*Task goal*: Repeat every line exactly, keeping the pictures out of the copy.

==== Dataset extract

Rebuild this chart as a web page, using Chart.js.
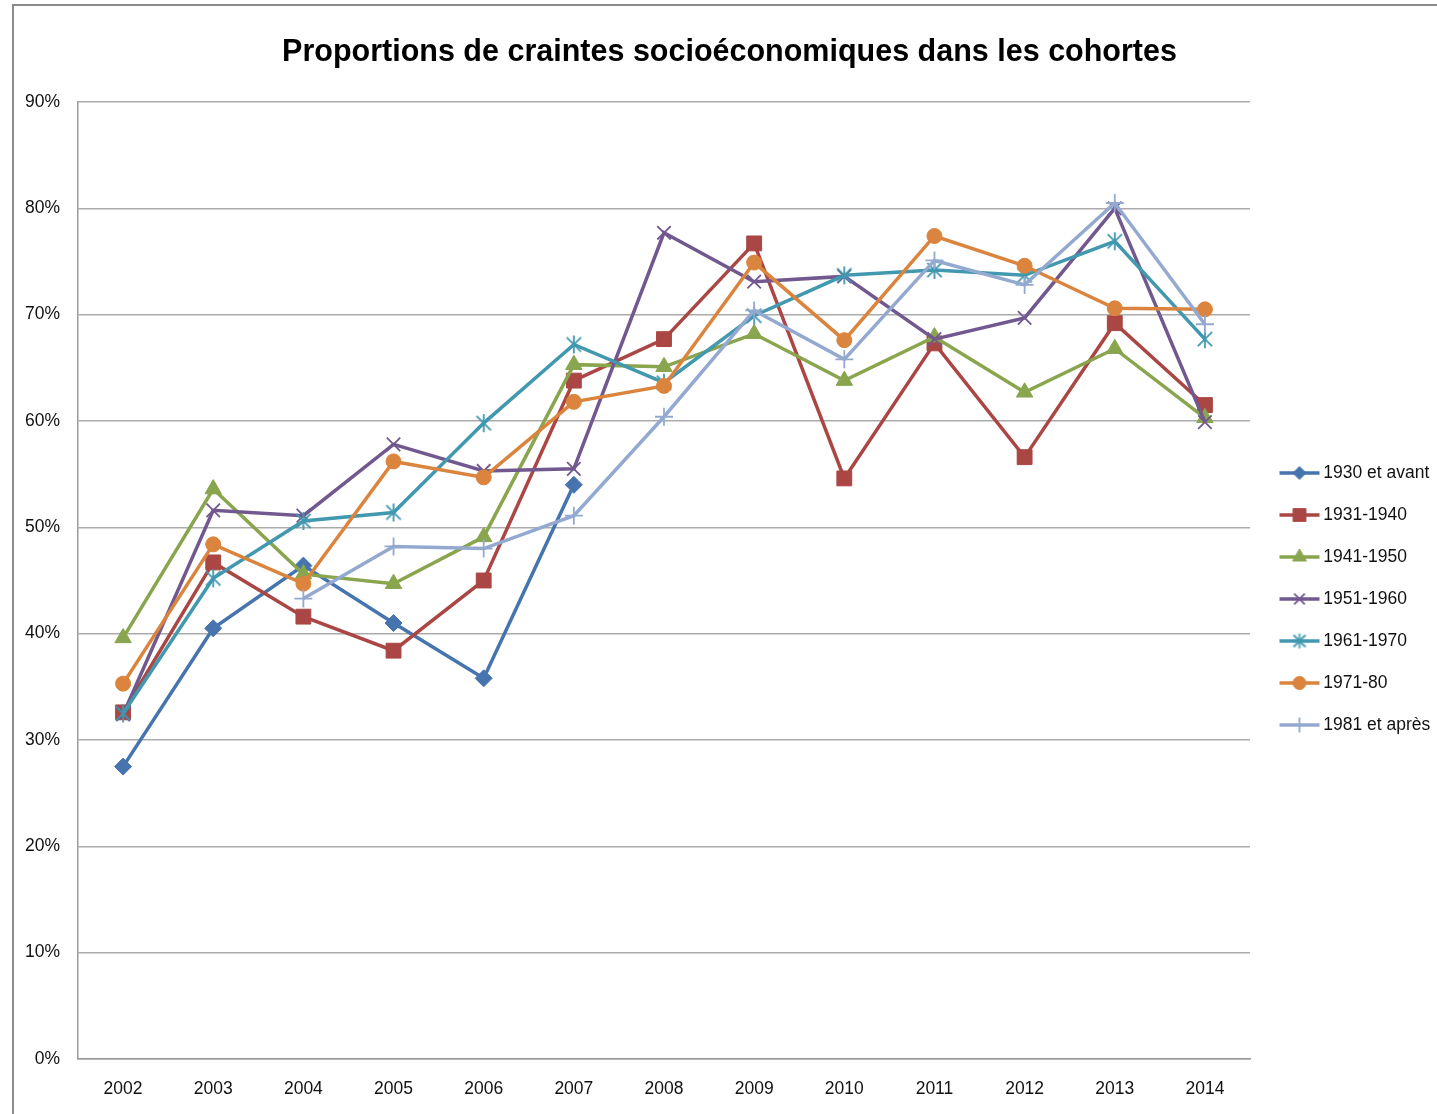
<!DOCTYPE html>
<html>
<head>
<meta charset="utf-8">
<script src="https://cdn.jsdelivr.net/npm/chart.js@4.4.1/dist/chart.umd.min.js"></script>
<style>
html, body { margin: 0; padding: 0; background: #ffffff; overflow: hidden; }
#frame { position: absolute; left: 12px; top: 4px; width: 3000px; height: 3000px; border: 2px solid #8a8a8a; }
#wrap { position: absolute; left: 0; top: 0; width: 1437px; height: 1114px; }
</style>
</head>
<body>
<div id="frame"></div>
<div id="wrap"><canvas id="c"></canvas></div>
<script>
// ---------- data ----------
const chartTitle = 'Proportions de craintes socioéconomiques dans les cohortes';
const years = ['2002','2003','2004','2005','2006','2007','2008','2009','2010','2011','2012','2013','2014'];
const yTickValues = [0, 10, 20, 30, 40, 50, 60, 70, 80, 90];
const seriesNames = ['1930 et avant', '1931-1940', '1941-1950', '1951-1960', '1961-1970', '1971-80', '1981 et après'];

const c1930etAvant = [27.5, 40.5, 46.4, 41.0, 35.8, 54.0, null, null, null, null, null, null, null];
const c1931_1940   = [32.6, 46.7, 41.6, 38.4, 45.0, 63.8, 67.7, 76.7, 54.6, 67.3, 56.6, 69.2, 61.5];
const c1941_1950   = [39.6, 53.6, 45.6, 44.7, 49.1, 65.3, 65.1, 68.2, 63.8, 67.9, 62.7, 66.8, 60.3];
const c1951_1960   = [32.4, 51.6, 51.1, 57.8, 55.3, 55.5, 77.7, 73.1, 73.6, 67.7, 69.7, 80.0, 59.9];
const c1961_1970   = [32.5, 45.2, 50.6, 51.4, 59.8, 67.2, 63.6, 69.9, 73.7, 74.2, 73.7, 76.9, 67.7];
const c1971_80     = [35.3, 48.4, 44.7, 56.2, 54.7, 61.8, 63.3, 74.9, 67.6, 77.4, 74.6, 70.6, 70.5];
const c1981etApres = [null, null, 43.3, 48.2, 48.0, 51.1, 60.4, 70.4, 65.8, 75.1, 72.8, 80.5, 69.1];

// ---------- styling ----------
const seriesData = [c1930etAvant, c1931_1940, c1941_1950, c1951_1960, c1961_1970, c1971_80, c1981etApres];
const colors = ['#4674AE', '#AA4643', '#89A54E', '#71588F', '#4198AF', '#DB843D', '#93A9CF'];
const FONT = "'Liberation Sans', Arial, sans-serif";

// custom 6-arm asterisk (Excel "star" marker)
function makeAsterisk(color, r) {
  const s = Math.ceil(r * 2 + 4);
  const cv = document.createElement('canvas');
  cv.width = s; cv.height = s;
  const g = cv.getContext('2d');
  const c = s / 2;
  g.strokeStyle = color; g.lineWidth = 1.8; g.lineCap = 'butt';
  g.beginPath();
  g.moveTo(c, c - r); g.lineTo(c, c + r);
  const d = r * 0.8;
  g.moveTo(c - d, c - d); g.lineTo(c + d, c + d);
  g.moveTo(c - d, c + d); g.lineTo(c + d, c - d);
  g.stroke();
  return cv;
}

const markers = [
  { style: 'rectRot',  r: 8.5,  lr: 6.5, bw: 1 },
  { style: 'rect',     r: 10.5, lr: 9,   bw: 1 },
  { style: 'triangle', r: 9.5,  lr: 8,   bw: 1 },
  { style: 'crossRot', r: 9.5,  lr: 7.5, bw: 1.8 },
  { style: 'asterisk', r: 9,    lr: 7.5, bw: 1.8 },
  { style: 'circle',   r: 7.5,  lr: 6.5, bw: 1 },
  { style: 'cross',    r: 9,    lr: 7.5, bw: 1.8 }
];

function makeLegendIcon(i) {
  const cv = document.createElement('canvas');
  cv.width = 60; cv.height = 24;
  const g = cv.getContext('2d');
  const col = colors[i];
  g.strokeStyle = col; g.fillStyle = col; g.lineWidth = 3.5;
  g.beginPath(); g.moveTo(15, 12); g.lineTo(55, 12); g.stroke();
  const m = markers[i];
  if (m.style === 'asterisk') {
    const a = makeAsterisk(col, m.lr);
    g.drawImage(a, 35 - a.width / 2, 12 - a.height / 2);
  } else {
    g.lineWidth = m.bw;
    Chart.helpers.drawPoint(g, { radius: m.lr, pointStyle: m.style, rotation: 0, borderWidth: m.bw }, 35, 12);
  }
  return cv;
}

const datasets = seriesData.map((d, i) => {
  const m = markers[i];
  const ps = m.style === 'asterisk' ? makeAsterisk(colors[i], m.r) : m.style;
  return {
    label: seriesNames[i],
    data: d,
    borderColor: colors[i],
    backgroundColor: colors[i],
    borderWidth: 3.5,
    pointStyle: ps,
    pointRadius: m.r,
    pointHoverRadius: m.r,
    pointBorderWidth: m.bw,
    pointBorderColor: colors[i],
    pointBackgroundColor: colors[i],
    tension: 0,
    spanGaps: false,
    order: seriesData.length - 1 - i
  };
});

const legendIcons = seriesData.map((_, i) => makeLegendIcon(i));

const fixLegendWidth = {
  id: 'fixLegendWidth',
  beforeLayout(chart) {
    const lg = chart.legend;
    if (lg && !lg._patched) {
      const orig = lg.fit.bind(lg);
      lg.fit = function () { orig(); this.width = 187; };
      lg._patched = true;
    }
  }
};

new Chart(document.getElementById('c'), {
  type: 'line',
  data: { labels: years, datasets: datasets },
  plugins: [fixLegendWidth],
  options: {
    responsive: true,
    maintainAspectRatio: false,
    devicePixelRatio: 1,
    animation: false,
    layout: { padding: { left: 22, right: 0, top: 0, bottom: 0 } },
    plugins: {
      tooltip: { enabled: false },
      title: {
        display: true,
        text: chartTitle,
        color: '#000000',
        font: { family: FONT, size: 30.5, weight: 'bold' },
        padding: { top: 34, bottom: 31.4 }
      },
      legend: {
        display: true,
        position: 'right',
        align: 'center',
        title: { display: true, text: '', font: { size: 10 }, padding: { top: 72, bottom: 0 } },
        labels: {
          usePointStyle: true,
          pointStyleWidth: 40,
          padding: 24.5,
          color: '#111111',
          font: { family: FONT, size: 17.5 },
          generateLabels(chart) {
            return chart.data.datasets.map((ds, i) => ({
              text: ds.label,
              datasetIndex: i,
              pointStyle: legendIcons[i],
              fillStyle: ds.borderColor,
              strokeStyle: ds.borderColor,
              lineWidth: 0,
              hidden: false,
              fontColor: '#111111'
            }));
          }
        }
      }
    },
    scales: {
      x: {
        offset: true,
        grid: { display: false, drawTicks: false },
        border: { display: true, color: '#9a9a9a', width: 1.5 },
        ticks: { color: '#111111', font: { family: FONT, size: 17.5 }, padding: 20, maxRotation: 0, autoSkip: false },
        afterFit(scale) { scale.height = 55; }
      },
      y: {
        min: 0,
        max: 90,
        grid: { color: '#ababab', lineWidth: 1.5, drawTicks: false },
        border: { display: true, color: '#9a9a9a', width: 1.5 },
        ticks: {
          color: '#111111',
          font: { family: FONT, size: 17.5 },
          padding: 18,
          callback: (v) => v + '%'
        },
        afterBuildTicks(scale) { scale.ticks = yTickValues.map(v => ({ value: v })); },
        afterFit(scale) { scale.width = 56; }
      }
    }
  }
});
</script>
</body>
</html>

========

*Solution to this task*:
Rebuild this chart as a web page, using Chart.js.
<!DOCTYPE html>
<html>
<head>
<meta charset="utf-8">
<script src="https://cdn.jsdelivr.net/npm/chart.js@4.4.1/dist/chart.umd.min.js"></script>
<style>
html, body { margin: 0; padding: 0; background: #ffffff; overflow: hidden; }
#frame { position: absolute; left: 12px; top: 4px; width: 3000px; height: 3000px; border: 2px solid #8a8a8a; }
#wrap { position: absolute; left: 0; top: 0; width: 1437px; height: 1114px; }
</style>
</head>
<body>
<div id="frame"></div>
<div id="wrap"><canvas id="c"></canvas></div>
<script>
// ---------- data ----------
const chartTitle = 'Proportions de craintes socioéconomiques dans les cohortes';
const years = ['2002','2003','2004','2005','2006','2007','2008','2009','2010','2011','2012','2013','2014'];
const yTickValues = [0, 10, 20, 30, 40, 50, 60, 70, 80, 90];
const seriesNames = ['1930 et avant', '1931-1940', '1941-1950', '1951-1960', '1961-1970', '1971-80', '1981 et après'];

const c1930etAvant = [27.5, 40.5, 46.4, 41.0, 35.8, 54.0, null, null, null, null, null, null, null];
const c1931_1940   = [32.6, 46.7, 41.6, 38.4, 45.0, 63.8, 67.7, 76.7, 54.6, 67.3, 56.6, 69.2, 61.5];
const c1941_1950   = [39.6, 53.6, 45.6, 44.7, 49.1, 65.3, 65.1, 68.2, 63.8, 67.9, 62.7, 66.8, 60.3];
const c1951_1960   = [32.4, 51.6, 51.1, 57.8, 55.3, 55.5, 77.7, 73.1, 73.6, 67.7, 69.7, 80.0, 59.9];
const c1961_1970   = [32.5, 45.2, 50.6, 51.4, 59.8, 67.2, 63.6, 69.9, 73.7, 74.2, 73.7, 76.9, 67.7];
const c1971_80     = [35.3, 48.4, 44.7, 56.2, 54.7, 61.8, 63.3, 74.9, 67.6, 77.4, 74.6, 70.6, 70.5];
const c1981etApres = [null, null, 43.3, 48.2, 48.0, 51.1, 60.4, 70.4, 65.8, 75.1, 72.8, 80.5, 69.1];

// ---------- styling ----------
const seriesData = [c1930etAvant, c1931_1940, c1941_1950, c1951_1960, c1961_1970, c1971_80, c1981etApres];
const colors = ['#4674AE', '#AA4643', '#89A54E', '#71588F', '#4198AF', '#DB843D', '#93A9CF'];
const FONT = "'Liberation Sans', Arial, sans-serif";

// custom 6-arm asterisk (Excel "star" marker)
function makeAsterisk(color, r) {
  const s = Math.ceil(r * 2 + 4);
  const cv = document.createElement('canvas');
  cv.width = s; cv.height = s;
  const g = cv.getContext('2d');
  const c = s / 2;
  g.strokeStyle = color; g.lineWidth = 1.8; g.lineCap = 'butt';
  g.beginPath();
  g.moveTo(c, c - r); g.lineTo(c, c + r);
  const d = r * 0.8;
  g.moveTo(c - d, c - d); g.lineTo(c + d, c + d);
  g.moveTo(c - d, c + d); g.lineTo(c + d, c - d);
  g.stroke();
  return cv;
}

const markers = [
  { style: 'rectRot',  r: 8.5,  lr: 6.5, bw: 1 },
  { style: 'rect',     r: 10.5, lr: 9,   bw: 1 },
  { style: 'triangle', r: 9.5,  lr: 8,   bw: 1 },
  { style: 'crossRot', r: 9.5,  lr: 7.5, bw: 1.8 },
  { style: 'asterisk', r: 9,    lr: 7.5, bw: 1.8 },
  { style: 'circle',   r: 7.5,  lr: 6.5, bw: 1 },
  { style: 'cross',    r: 9,    lr: 7.5, bw: 1.8 }
];

function makeLegendIcon(i) {
  const cv = document.createElement('canvas');
  cv.width = 60; cv.height = 24;
  const g = cv.getContext('2d');
  const col = colors[i];
  g.strokeStyle = col; g.fillStyle = col; g.lineWidth = 3.5;
  g.beginPath(); g.moveTo(15, 12); g.lineTo(55, 12); g.stroke();
  const m = markers[i];
  if (m.style === 'asterisk') {
    const a = makeAsterisk(col, m.lr);
    g.drawImage(a, 35 - a.width / 2, 12 - a.height / 2);
  } else {
    g.lineWidth = m.bw;
    Chart.helpers.drawPoint(g, { radius: m.lr, pointStyle: m.style, rotation: 0, borderWidth: m.bw }, 35, 12);
  }
  return cv;
}

const datasets = seriesData.map((d, i) => {
  const m = markers[i];
  const ps = m.style === 'asterisk' ? makeAsterisk(colors[i], m.r) : m.style;
  return {
    label: seriesNames[i],
    data: d,
    borderColor: colors[i],
    backgroundColor: colors[i],
    borderWidth: 3.5,
    pointStyle: ps,
    pointRadius: m.r,
    pointHoverRadius: m.r,
    pointBorderWidth: m.bw,
    pointBorderColor: colors[i],
    pointBackgroundColor: colors[i],
    tension: 0,
    spanGaps: false,
    order: seriesData.length - 1 - i
  };
});

const legendIcons = seriesData.map((_, i) => makeLegendIcon(i));

const fixLegendWidth = {
  id: 'fixLegendWidth',
  beforeLayout(chart) {
    const lg = chart.legend;
    if (lg && !lg._patched) {
      const orig = lg.fit.bind(lg);
      lg.fit = function () { orig(); this.width = 187; };
      lg._patched = true;
    }
  }
};

new Chart(document.getElementById('c'), {
  type: 'line',
  data: { labels: years, datasets: datasets },
  plugins: [fixLegendWidth],
  options: {
    responsive: true,
    maintainAspectRatio: false,
    devicePixelRatio: 1,
    animation: false,
    layout: { padding: { left: 22, right: 0, top: 0, bottom: 0 } },
    plugins: {
      tooltip: { enabled: false },
      title: {
        display: true,
        text: chartTitle,
        color: '#000000',
        font: { family: FONT, size: 30.5, weight: 'bold' },
        padding: { top: 34, bottom: 31.4 }
      },
      legend: {
        display: true,
        position: 'right',
        align: 'center',
        title: { display: true, text: '', font: { size: 10 }, padding: { top: 72, bottom: 0 } },
        labels: {
          usePointStyle: true,
          pointStyleWidth: 40,
          padding: 24.5,
          color: '#111111',
          font: { family: FONT, size: 17.5 },
          generateLabels(chart) {
            return chart.data.datasets.map((ds, i) => ({
              text: ds.label,
              datasetIndex: i,
              pointStyle: legendIcons[i],
              fillStyle: ds.borderColor,
              strokeStyle: ds.borderColor,
              lineWidth: 0,
              hidden: false,
              fontColor: '#111111'
            }));
          }
        }
      }
    },
    scales: {
      x: {
        offset: true,
        grid: { display: false, drawTicks: false },
        border: { display: true, color: '#9a9a9a', width: 1.5 },
        ticks: { color: '#111111', font: { family: FONT, size: 17.5 }, padding: 20, maxRotation: 0, autoSkip: false },
        afterFit(scale) { scale.height = 55; }
      },
      y: {
        min: 0,
        max: 90,
        grid: { color: '#ababab', lineWidth: 1.5, drawTicks: false },
        border: { display: true, color: '#9a9a9a', width: 1.5 },
        ticks: {
          color: '#111111',
          font: { family: FONT, size: 17.5 },
          padding: 18,
          callback: (v) => v + '%'
        },
        afterBuildTicks(scale) { scale.ticks = yTickValues.map(v => ({ value: v })); },
        afterFit(scale) { scale.width = 56; }
      }
    }
  }
});
</script>
</body>
</html>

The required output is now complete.